Harbolnas yang dilaksanakan pada saat pandemi dan resesi ekonomi ini menargetkan transaksi minimal seperti tahun 2019, sebesar Rp 9,1 triliun. Optimisme target tersebut terdukung dengan laporan BPS berjudul Analisi Big Data di Tengah Masa Adaptasi Kebiasaan Baru. Selama, Januari-Juni 2020, jumlah produk yang terjual di pasar e-dagang menunjukkan peningkatan rata-rata sebesar 20 persen. Selain itu, hasil survei MarkPlus, Inc selama Juni-Agustus 2020 menunjukkan peningkatan nilai transaksi digital semenjak PSBB sebesar 64 persen. Oleh karena itu, walaupun berada dalam situasi resesi ekonomi, peningkatan kebiasaan berbelanja melalui internet dan transaksi digital mendukung optimisme target transaksi Harbolnas 2020 di atas.

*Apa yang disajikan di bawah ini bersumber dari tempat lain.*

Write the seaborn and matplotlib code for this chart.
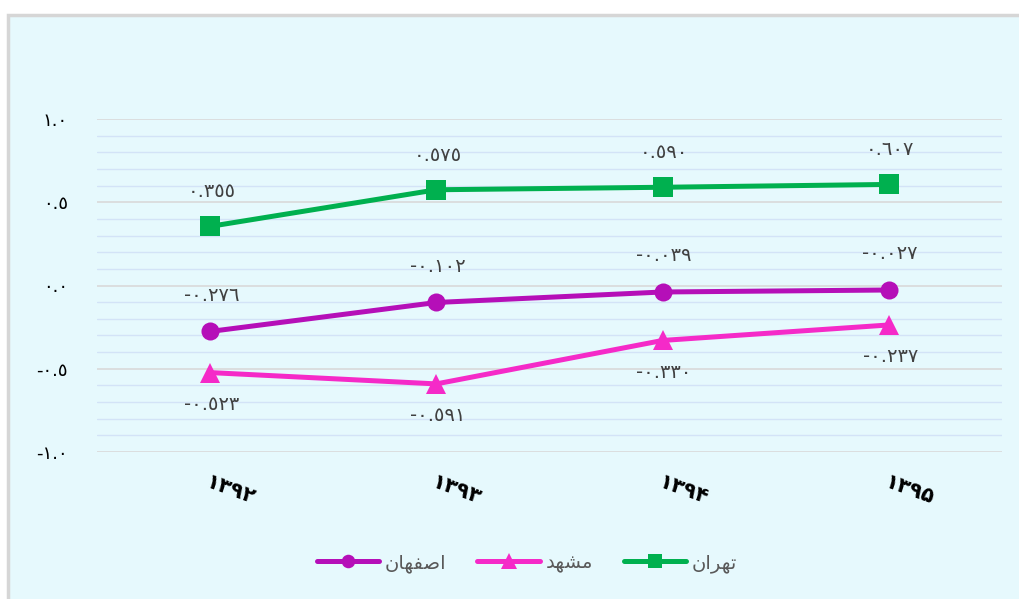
import matplotlib
matplotlib.use("Agg")
import matplotlib.pyplot as plt
import matplotlib.transforms as mtransforms
from matplotlib.patches import Rectangle
from matplotlib.ticker import MultipleLocator
import pandas as pd
import seaborn as sns

# -----------------------------
# Data
# -----------------------------
years = [1392, 1393, 1394, 1395]
year_labels = ["۱۳۹۲", "۱۳۹۳", "۱۳۹۴", "۱۳۹۵"]

cities = ["اصفهان", "مشهد", "تهران"]
isfahan = [-0.276, -0.102, -0.039, -0.027]
mashhad = [-0.523, -0.591, -0.330, -0.237]
tehran = [0.355, 0.575, 0.590, 0.607]

isfahan_text = ["-٠.٢٧٦", "-٠.١٠٢", "-٠.٠٣٩", "-٠.٠٢٧"]
mashhad_text = ["-٠.٥٢٣", "-٠.٥٩١", "-٠.٣٣٠", "-٠.٢٣٧"]
tehran_text = ["٠.٣٥٥", "٠.٥٧٥", "٠.٥٩٠", "٠.٦٠٧"]

y_ticks = [-1.0, -0.5, 0.0, 0.5, 1.0]
y_tick_labels = ["-١.٠", "-٠.٥", "٠.٠", "٠.٥", "١.٠"]

# matplotlib has no Arabic shaping, so legend names use presentation forms in visual order
display_names = {
    "اصفهان": "\uFEE5\uFE8E\uFEEC\uFED4\uFEBB\uFE8D",
    "مشهد": "\uFEAA\uFEEC\uFEB8\uFEE3",
    "تهران": "\uFEE5\uFE8D\uFEAE\uFEEC\uFE97",
}

df = pd.DataFrame({
    "year": years * 3,
    "value": isfahan + mashhad + tehran,
    "city": [c for c in cities for _ in years],
})

colors = {"اصفهان": "#b50fb8", "مشهد": "#f52ac8", "تهران": "#00b04f"}
markers = {"اصفهان": "o", "مشهد": "^", "تهران": "s"}
msizes = {"اصفهان": 13, "مشهد": 15, "تهران": 14}

sns.set_theme(style="white")
plt.rcParams["font.family"] = ["DejaVu Sans"]

fig = plt.figure(figsize=(10.19, 5.99), dpi=100)
fig.patch.set_facecolor("white")
fig.patches.append(Rectangle((8 / 1019, -0.02), 1.0, 1.02 - 15 / 599,
                             transform=fig.transFigure, facecolor="#e6f9fd",
                             edgecolor="#d6d6d6", linewidth=2.5, zorder=-5))

ax = fig.add_axes([97 / 1019, 1 - 452 / 599, 905 / 1019, 333 / 599])
ax.set_facecolor("none")

for city in cities:
    sub = df[df["city"] == city]
    sns.lineplot(data=sub, x="year", y="value", ax=ax, color=colors[city],
                 marker=markers[city], markersize=msizes[city], markeredgewidth=0,
                 linewidth=3.6, label=display_names[city], clip_on=False, zorder=3)

# data labels
for vals, texts, dy in [(tehran, tehran_text, 25), (isfahan, isfahan_text, 26),
                        (mashhad, mashhad_text, -23)]:
    for x, v, t in zip(years, vals, texts):
        ax.annotate(t, (x, v), xytext=(1, dy), textcoords="offset points",
                    ha="center", va="center", fontsize=14, color="#404040")

ax.set_xlim(1391.5, 1395.5)
ax.set_ylim(-1.0, 1.0)
ax.yaxis.set_major_locator(MultipleLocator(0.5))
ax.yaxis.set_minor_locator(MultipleLocator(0.1))
ax.grid(which="major", axis="y", color="#d9d9d9", linewidth=1.2)
ax.grid(which="minor", axis="y", color="#d3e3f7", linewidth=1.0)
ax.grid(False, axis="x")
ax.set_axisbelow(True)

ax.set_yticks(y_ticks, y_tick_labels, fontsize=13, color="black")
ax.tick_params(axis="y", which="both", length=0, pad=21)
ax.set_xticks(years, year_labels, fontsize=15, fontweight="bold", color="black",
              rotation=-20, rotation_mode="anchor", ha="center", va="center")
ax.tick_params(axis="x", length=0, pad=0)
offset = mtransforms.ScaledTranslation(20 / 100, -38 / 100, fig.dpi_scale_trans)
for lab in ax.get_xticklabels():
    lab.set_transform(lab.get_transform() + offset)

for s in ax.spines.values():
    s.set_visible(False)
ax.set_xlabel("")
ax.set_ylabel("")

leg = ax.legend(loc="center", bbox_to_anchor=(527 / 1019, 1 - 563 / 599),
                bbox_transform=fig.transFigure, ncol=3, frameon=False,
                fontsize=14, handlelength=3.2, columnspacing=1.6, handletextpad=0.3,
                markerscale=0.75)
for t in leg.get_texts():
    t.set_color("#595959")

plt.savefig("out.png", dpi=100)
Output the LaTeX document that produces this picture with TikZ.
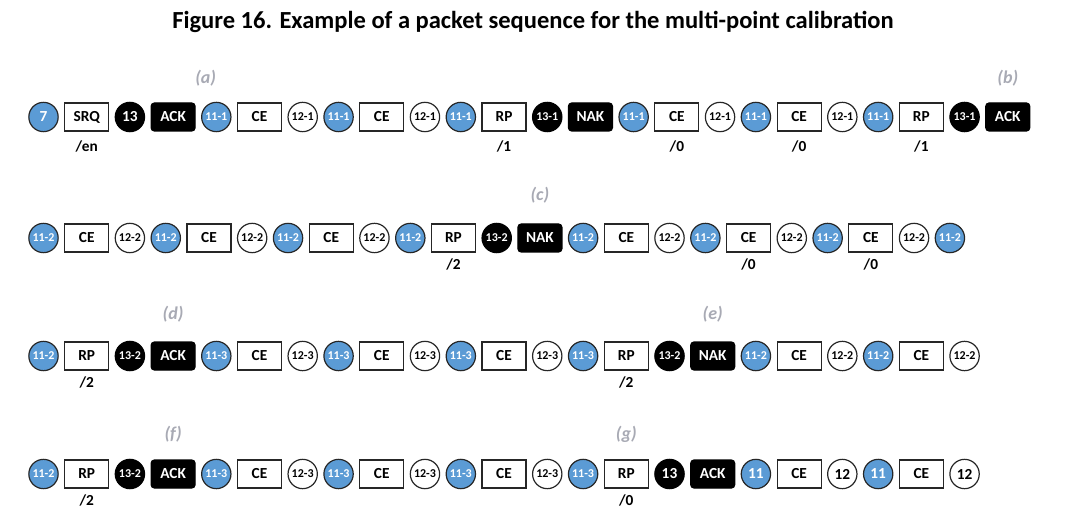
\documentclass[tikz,border=0pt]{standalone}
\usepackage{fontspec}
\setmainfont{Carlito}
\usepackage{tikz}
\usetikzlibrary{positioning,calc}
\definecolor{pktblue}{RGB}{91,155,213}
\definecolor{taggray}{RGB}{168,170,180}

\begin{document}
\begin{tikzpicture}[x=0.75pt,y=-0.75pt,
  node distance=4.9pt,
  pkt/.style={inner sep=0pt,outer sep=0pt,line width=0.9pt,
    font=\bfseries\fontsize{11.5}{13}\selectfont},
  bluedot/.style={pkt,circle,draw=black!85,fill=pktblue,text=white,
    minimum size=22pt,font=\bfseries\fontsize{9}{10}\selectfont},
  whitedot/.style={bluedot,fill=white,text=black},
  blackdot/.style={bluedot,fill=black,draw=black},
  bluebig/.style={bluedot,font=\bfseries\fontsize{11.5}{13}\selectfont},
  whitebig/.style={whitedot,font=\bfseries\fontsize{11.5}{13}\selectfont},
  blackbig/.style={blackdot,font=\bfseries\fontsize{11.5}{13}\selectfont},
  pktbox/.style={pkt,rectangle,draw=black!85,fill=white,
    minimum width=33pt,minimum height=21pt},
  ackbox/.style={pktbox,fill=black,draw=black,text=white,rounded corners=2.5pt},
  sublab/.style={font=\bfseries\fontsize{11.5}{13}\selectfont},
  parttag/.style={text=taggray,font=\bfseries\itshape\fontsize{13.5}{15}\selectfont}]

  \useasboundingbox (0,0) rectangle (1069,516);

  \node (title) at (533,22) {\bfseries\fontsize{18.4}{21}\selectfont
    Figure 16. Example of a packet sequence for the multi-point calibration};

  % row 1
  \coordinate (r1-0) at (22.3,117);
  \foreach \s/\t [count=\i] in {bluebig/7,pktbox/SRQ,blackbig/13,ackbox/ACK,
      bluedot/11-1,pktbox/CE,whitedot/12-1,bluedot/11-1,pktbox/CE,whitedot/12-1,
      bluedot/11-1,pktbox/RP,blackdot/13-1,ackbox/NAK,bluedot/11-1,pktbox/CE,
      whitedot/12-1,bluedot/11-1,pktbox/CE,whitedot/12-1,bluedot/11-1,pktbox/RP,
      blackdot/13-1,ackbox/ACK} {
    \pgfmathtruncatemacro\j{\i-1}
    \node (r1-\i) [\s,right=of r1-\j] {\t};
  }
  \foreach \k/\v in {2/en,12/1,16/0,19/0,22/1}
    \node (r1s\k) [sublab] at ([yshift=-21.75pt]r1-\k) {/\v};

  % row 2
  \coordinate (r2-0) at (22.3,238);
  \foreach \s/\t [count=\i] in {bluedot/11-2,pktbox/CE,whitedot/12-2,
      bluedot/11-2,pktbox/CE,whitedot/12-2,bluedot/11-2,pktbox/CE,whitedot/12-2,
      bluedot/11-2,pktbox/RP,blackdot/13-2,ackbox/NAK,bluedot/11-2,pktbox/CE,
      whitedot/12-2,bluedot/11-2,pktbox/CE,whitedot/12-2,bluedot/11-2,pktbox/CE,
      whitedot/12-2,bluedot/11-2} {
    \pgfmathtruncatemacro\j{\i-1}
    \node (r2-\i) [\s,right=of r2-\j] {\t};
  }
  \foreach \k/\v in {11/2,18/0,21/0}
    \node (r2s\k) [sublab] at ([yshift=-20pt]r2-\k) {/\v};

  % row 3
  \coordinate (r3-0) at (22.3,356);
  \foreach \s/\t [count=\i] in {bluedot/11-2,pktbox/RP,blackdot/13-2,ackbox/ACK,
      bluedot/11-3,pktbox/CE,whitedot/12-3,bluedot/11-3,pktbox/CE,whitedot/12-3,
      bluedot/11-3,pktbox/CE,whitedot/12-3,bluedot/11-3,pktbox/RP,blackdot/13-2,
      ackbox/NAK,bluedot/11-2,pktbox/CE,whitedot/12-2,bluedot/11-2,pktbox/CE,
      whitedot/12-2} {
    \pgfmathtruncatemacro\j{\i-1}
    \node (r3-\i) [\s,right=of r3-\j] {\t};
  }
  \foreach \k/\v in {2/2,15/2}
    \node (r3s\k) [sublab] at ([yshift=-20pt]r3-\k) {/\v};

  % row 4
  \coordinate (r4-0) at (22.3,474);
  \foreach \s/\t [count=\i] in {bluedot/11-2,pktbox/RP,blackdot/13-2,ackbox/ACK,
      bluedot/11-3,pktbox/CE,whitedot/12-3,bluedot/11-3,pktbox/CE,whitedot/12-3,
      bluedot/11-3,pktbox/CE,whitedot/12-3,bluedot/11-3,pktbox/RP,blackbig/13,
      ackbox/ACK,bluebig/11,pktbox/CE,whitebig/12,bluebig/11,pktbox/CE,
      whitebig/12} {
    \pgfmathtruncatemacro\j{\i-1}
    \node (r4-\i) [\s,right=of r4-\j] {\t};
  }
  \foreach \k/\v in {2/2,15/0}
    \node (r4s\k) [sublab] at ([yshift=-20pt]r4-\k) {/\v};

  % part tags
  \node (tagA) [parttag] at ([xshift=-8pt,yshift=29pt]r1-5) {(a)};
  \node (tagB) [parttag] at ([yshift=29pt]r1-24) {(b)};
  \node (tagC) [parttag] at ([yshift=32pt]r2-13) {(c)};
  \node (tagD) [parttag] at ([yshift=31pt]r3-4) {(d)};
  \node (tagE) [parttag] at ([yshift=31pt]r3-17) {(e)};
  \node (tagF) [parttag] at ([yshift=30pt]r4-4) {(f)};
  \node (tagG) [parttag] at ([yshift=30pt]r4-15) {(g)};

\end{tikzpicture}
\end{document}
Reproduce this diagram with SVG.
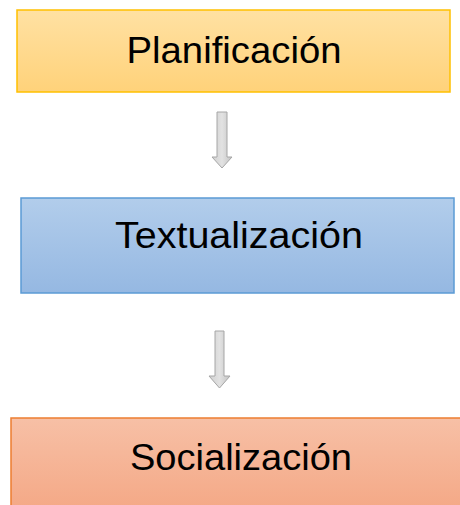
<svg xmlns="http://www.w3.org/2000/svg" width="460" height="505" viewBox="0 0 460 505">
<defs>
<linearGradient id="gY" x1="0" y1="0" x2="0" y2="1"><stop offset="0" stop-color="#FFE1A3"/><stop offset="1" stop-color="#FFD27A"/></linearGradient>
<linearGradient id="gB" x1="0" y1="0" x2="0" y2="1"><stop offset="0" stop-color="#B2CDEB"/><stop offset="1" stop-color="#95B8E2"/></linearGradient>
<linearGradient id="gO" x1="0" y1="0" x2="0" y2="1"><stop offset="0" stop-color="#F7C0A6"/><stop offset="1" stop-color="#F4A683"/></linearGradient>
<linearGradient id="gA" x1="0" y1="0" x2="1" y2="0"><stop offset="0" stop-color="#D0D0D0"/><stop offset="0.5" stop-color="#E2E2E2"/><stop offset="1" stop-color="#C4C4C4"/></linearGradient>
</defs>
<style>
.lbl{font-family:"Comic Sans MS","Liberation Sans",Arial,sans-serif;font-size:37px;fill:#000;text-anchor:middle}
.arr{fill:url(#gA);stroke:#A6A6A6;stroke-width:1}
</style>
<rect width="460" height="505" fill="#fff"/>
<g id="connectors">
<path class="arr" d="M217,112 H227 V157 H232 L222,168 L212,157 H217 Z"/>
<path class="arr" d="M215,331 H224 V376 H230 L219.5,388 L209,376 H215 Z"/>
</g>
<g id="planificacion">
<rect x="17" y="10" width="433" height="82" fill="url(#gY)" stroke="#FFC000" stroke-width="1.5"/>
<text class="lbl" x="234" y="63" textLength="215" lengthAdjust="spacingAndGlyphs">Planificación</text>
</g>
<g id="textualizacion">
<rect x="21" y="198" width="433" height="95" fill="url(#gB)" stroke="#5B9BD5" stroke-width="1.5"/>
<text class="lbl" x="239" y="248" textLength="248" lengthAdjust="spacingAndGlyphs">Textualización</text>
</g>
<g id="socializacion">
<rect x="11" y="418" width="460" height="100" fill="url(#gO)" stroke="#ED7D31" stroke-width="1.5"/>
<text class="lbl" x="241" y="470" textLength="222" lengthAdjust="spacingAndGlyphs">Socialización</text>
</g>
</svg>
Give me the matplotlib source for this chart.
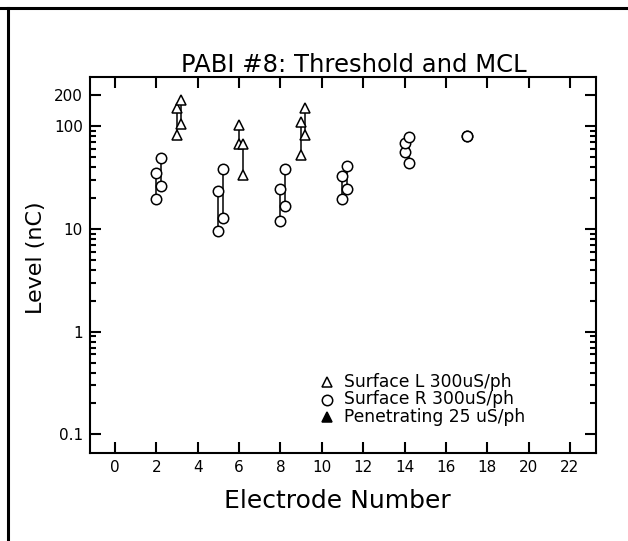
import numpy as np
import matplotlib
matplotlib.use("Agg")
import matplotlib.pyplot as plt
from matplotlib.lines import Line2D
from matplotlib.ticker import FixedLocator, NullFormatter, FixedFormatter

# ---- data ----
# Surface L (open triangles): electrode position, threshold, MCL
surfL_x = [3.0, 3.2, 6.0, 6.2, 9.0, 9.2]
surfL_thr = [82, 105, 66.6, 33.8, 52.4, 82]
surfL_mcl = [150, 179, 103, 67, 109, 150]

# Surface R (open circles)
surfR_x = [2.0, 2.2, 5.0, 5.2, 8.0, 8.2, 11.0, 11.2, 14.0, 14.2, 17.0]
surfR_thr = [19.7, 26.2, 9.5, 12.8, 11.9, 16.7, 19.7, 24.3, 55.6, 44.0, 80.4]
surfR_mcl = [35.2, 49.6, 23.7, 38.1, 24.7, 38.1, 32.9, 41.2, 69.2, 79.3, 80.4]

legend_labels = ["Surface L 300uS/ph", "Surface R 300uS/ph", "Penetrating 25 uS/ph"]
x_ticks = list(range(0, 23, 2))
y_major = [0.1, 1, 10, 100, 200]
y_major_labels = ["0.1", "1", "10", "100", "200"]

plt.rcParams['font.family'] = ['DejaVu Sans']

W, H = 628, 541
fig = plt.figure(figsize=(W / 100, H / 100), dpi=100)
AX_L, AX_R, AX_T, AX_B = 90, 596, 76.7, 453
ax = fig.add_axes([AX_L / W, 1 - AX_B / H, (AX_R - AX_L) / W, (AX_B - AX_T) / H])

lw_axis = 1.5
ms = 7.5
mew = 1.1

# vertical connector lines
for xs, thr, mcl in [(surfL_x, surfL_thr, surfL_mcl), (surfR_x, surfR_thr, surfR_mcl)]:
    for x, t, m in zip(xs, thr, mcl):
        ax.plot([x, x], [t, m], color='black', lw=1.1, zorder=2)

for xs, thr, mcl, mk in [(surfL_x, surfL_thr, surfL_mcl, '^'), (surfR_x, surfR_thr, surfR_mcl, 'o')]:
    ax.plot(xs, thr, linestyle='none', marker=mk, ms=ms, mfc='white', mec='black', mew=mew, zorder=3)
    ax.plot(xs, mcl, linestyle='none', marker=mk, ms=ms, mfc='white', mec='black', mew=mew, zorder=3)

ax.set_yscale('log')
ax.set_xlim(-1.21, 23.26)
ax.set_ylim(0.0659, 304)

ax.set_xticks(x_ticks)
ax.set_xticklabels([str(t) for t in x_ticks])
ax.yaxis.set_major_locator(FixedLocator(y_major))
ax.yaxis.set_major_formatter(FixedFormatter(y_major_labels))
minors = [m * d for d in (0.1, 1, 10) for m in range(2, 10)]
ax.yaxis.set_minor_locator(FixedLocator(minors))
ax.yaxis.set_minor_formatter(NullFormatter())

ax.tick_params(axis='both', which='major', direction='in', length=8, width=lw_axis,
               top=True, right=True, labelsize=11, pad=5)
ax.tick_params(axis='y', which='minor', direction='in', length=4.5, width=lw_axis,
               left=True, right=True)
ax.tick_params(axis='x', which='minor', bottom=False, top=False)
for s in ax.spines.values():
    s.set_linewidth(lw_axis)

# legend (drawn manually, positions in figure pixels converted to axes fraction)
def ax_frac(px, py):
    return (px - AX_L) / (AX_R - AX_L), (AX_B - py) / (AX_B - AX_T)

leg_markers = ['^', 'o', '^']
leg_fill = ['white', 'white', 'black']
leg_rows = [382, 399.5, 417]
for mk, fc, lab, row in zip(leg_markers, leg_fill, legend_labels, leg_rows):
    mx, my = ax_frac(327, row)
    tx, ty = ax_frac(344, row)
    ax.plot([mx], [my], transform=ax.transAxes, linestyle='none', marker=mk, ms=ms,
            mfc=fc, mec='black', mew=mew, clip_on=False, zorder=4)
    ax.text(tx, ty, lab, transform=ax.transAxes, ha='left', va='center', fontsize=12.3)

# titles / labels
fig.text(354 / W, 1 - 72 / H, "PABI #8: Threshold and MCL", ha='center', va='baseline', fontsize=17.5)
fig.text(337 / W, 1 - 508 / H, "Electrode Number", ha='center', va='baseline', fontsize=18)
fig.text(36 / W, 1 - 258 / H, "Level (nC)", ha='center', va='center', rotation=90, fontsize=16)

# page frame lines
fig.add_artist(Line2D([0, 1], [1 - 8 / H, 1 - 8 / H], transform=fig.transFigure, color='black', lw=2.2))
fig.add_artist(Line2D([8 / W, 8 / W], [0, 1 - 8 / H], transform=fig.transFigure, color='black', lw=2.2))

fig.savefig("out.png", dpi=100)
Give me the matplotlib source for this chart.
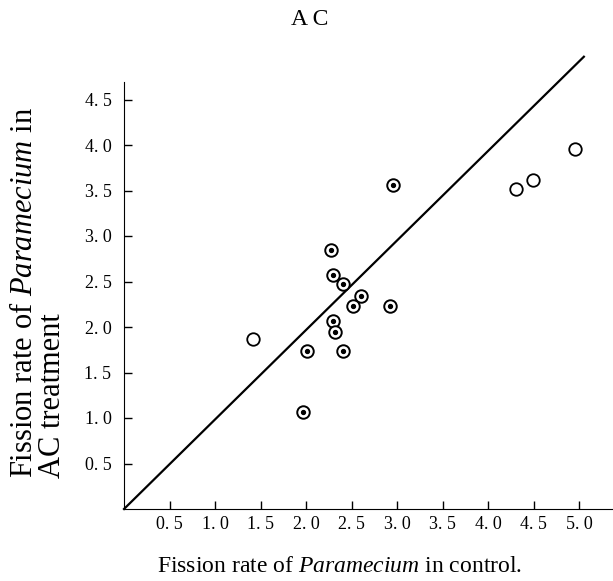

Dengan memberikan ruang bagi UMKM, Harbolnas 2020 juga diharapkan juga berdampak pada perbaikan roda perekonomian Indonesia di pengujung tahun. (LITBANG KOMPAS)

Kompas/HENDRA A SETYAWAN

Para petani muda memasarkan tanaman hiasnya melalui platform e-dagang di pusat pembudidayaan tanaman hias Titik Hijau, Bojongsari, Depok, Jawa Barat, Senin (26/10/2020). Penjualan melalui platform e-dagang telah dilakukan para petani muda ini sejak dua tahun lalu. Saat pandemi omset penjualan daring meningkat dua kali lipat ditambah dengan budidaya tanaman hias di masyarakat yang tengah ngetren.